Generalized Boltzmann relations in semiconductors including band tails

TL;DR

This paper generalizes the Boltzmann relations in semiconductors to include exponential band tails, providing simple formulas for carrier densities that are applicable at cryogenic temperatures relevant for quantum computing.

Contribution

It introduces a new analytical approach to incorporate band tail effects into Boltzmann relations using hypergeometric functions and series expansions.

Findings

Derived simple relations involving two exponentials for electron and hole densities.

Relations reduce to classical Boltzmann relations when band-tail parameters are zero.

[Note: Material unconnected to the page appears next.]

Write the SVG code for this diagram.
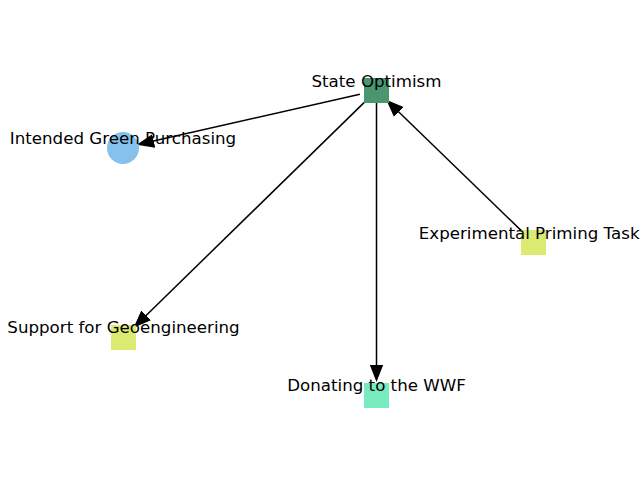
<svg xmlns="http://www.w3.org/2000/svg" width="640" height="480" viewBox="0 0 640 480">
<style>
.e{stroke:#000;stroke-width:1.5;fill:none;marker-end:url(#ah)}
.l{font-family:"DejaVu Sans",sans-serif;font-size:16.67px;fill:#000;text-anchor:middle}
</style>
<defs>
<marker id="ah" markerUnits="userSpaceOnUse" markerWidth="20" markerHeight="20" viewBox="0 -7 16 14" refX="2" refY="0" orient="auto">
<path d="M0,-5.5 L14,0 L0,5.5 Z" fill="#000"/>
</marker>
</defs>
<rect width="640" height="480" fill="#fff"/>
<g id="edges">
<line class="e" x1="359.9" y1="94.3" x2="151.3" y2="141.5"/>
<line class="e" x1="364.3" y1="102.4" x2="144.3" y2="317.2"/>
<line class="e" x1="376.5" y1="103" x2="376.5" y2="367"/>
<line class="e" x1="521" y1="230.4" x2="397" y2="110.3"/>
</g>
<g id="n-state">
<rect x="364" y="78" width="25" height="25" fill="#4a9670"/>
</g>
<g id="n-intended">
<circle cx="123" cy="148" r="16" fill="#85c1ea"/>
</g>
<g id="n-exp">
<rect x="521" y="230" width="25" height="25" fill="#dbeb72"/>
</g>
<g id="n-support">
<rect x="111" y="325" width="25" height="25" fill="#dbeb72"/>
</g>
<g id="n-donating">
<rect x="364" y="383" width="25" height="25" fill="#78ebbe"/>
</g>
<g id="labels">
<text class="l" x="376.5" y="86.5">State Optimism</text>
<text class="l" x="123" y="144">Intended Green Purchasing</text>
<text class="l" x="533.5" y="238.5">Experimental Priming Tasks</text>
<text class="l" x="123.5" y="333">Support for Geoengineering</text>
<text class="l" x="376.5" y="391">Donating to the WWF</text>
</g>
</svg>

Applicable to modeling semiconductor devices at cryogenic temperatures.

Abstract

Boltzmann relations are widely used in semiconductor physics to express the charge-carrier densities as a function of the Fermi level and temperature. However, these simple exponential relations only apply to sharp band edges of the conduction and valence bands. In this article, we present a generalization of the Boltzmann relations accounting for exponential band tails. To this end, the required Fermi-Dirac integral is first recast as a Gauss hypergeometric function, followed by a suitable transformation of that special function, and a zeroth-order series expansion using the hypergeometric series. This results in simple relations for the electron and hole densities that each involve two exponentials. One exponential depends on the temperature and the other one on the band-tail parameter. The proposed relations tend to the Boltzmann relations if the band-tail parameters tend to zero. This work comes timely for the modeling of classical semiconductor devices at cryogenic temperatures for large-scale quantum computing.